Is there a possibility of demand for power surging suddenly, warranting higher levels of RE? Unlikely. Even before the push for 175 GW by 2022, India’s coal generation had rapidly expanded: in 2011-17, coal capacity grew by 12.67 per cent, more than double the growth of power demand, which grew by 6.15 per cent. The Indian power sector is now “power surplus”. Demand, on the other hand, has slowed down – with services sector overtaking manufacturing, and also because of energy-efficiency measures.
If RE is not utilised – which is inevitable if it rises any further in the country – it runs the risk of being thrown away. Storage solutions will need to be worked out sooner than later. Centralised studies like the GTG are not sufficiently realistic. State-level studies of economics of load dispatch, time-of-day pricing and cost of storage are required before we get to the level of 175 GW of RE.
Coal is dispatchable and controllable within bounds, RE is not. True that RE’s fuel costs are zero, and it appears that not dispatching it is cheaper than paying the fuel costs of a coal station. But it still makes economic sense to run an under-utilised existing coal plant, rather than build a new RE plant.

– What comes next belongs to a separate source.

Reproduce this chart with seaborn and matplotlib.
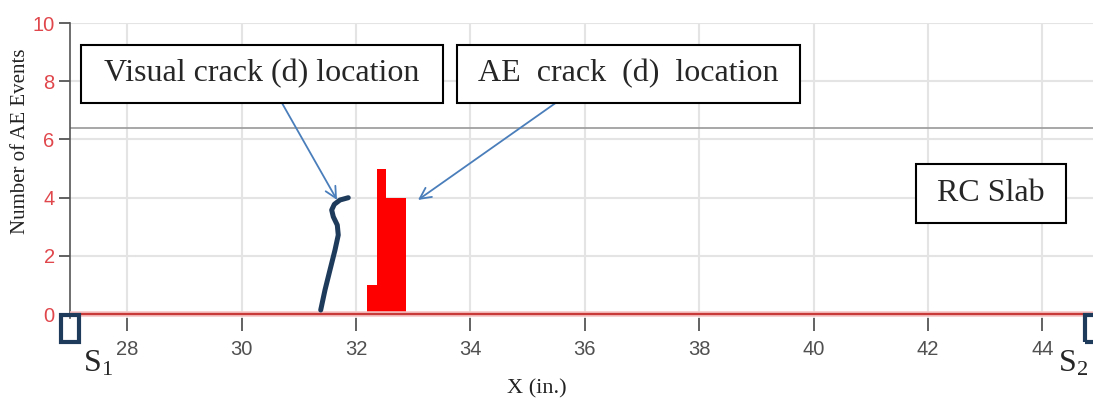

Which type of power plants to build and where, is important for efficiency in funds-utilisation. If the need is more peak power, then the solution is not solar plants, but neither are coal plants, which are expensive if run for only a few hours daily. Alternatively, the authors of the study suggest using this same quantum of funding for, say, procuring additional gas, which can utilise existing gas plants, or for energy storage technologies.
Until answers are found, perhaps, improving efficiency and utilisation of existing coal plants is the best option.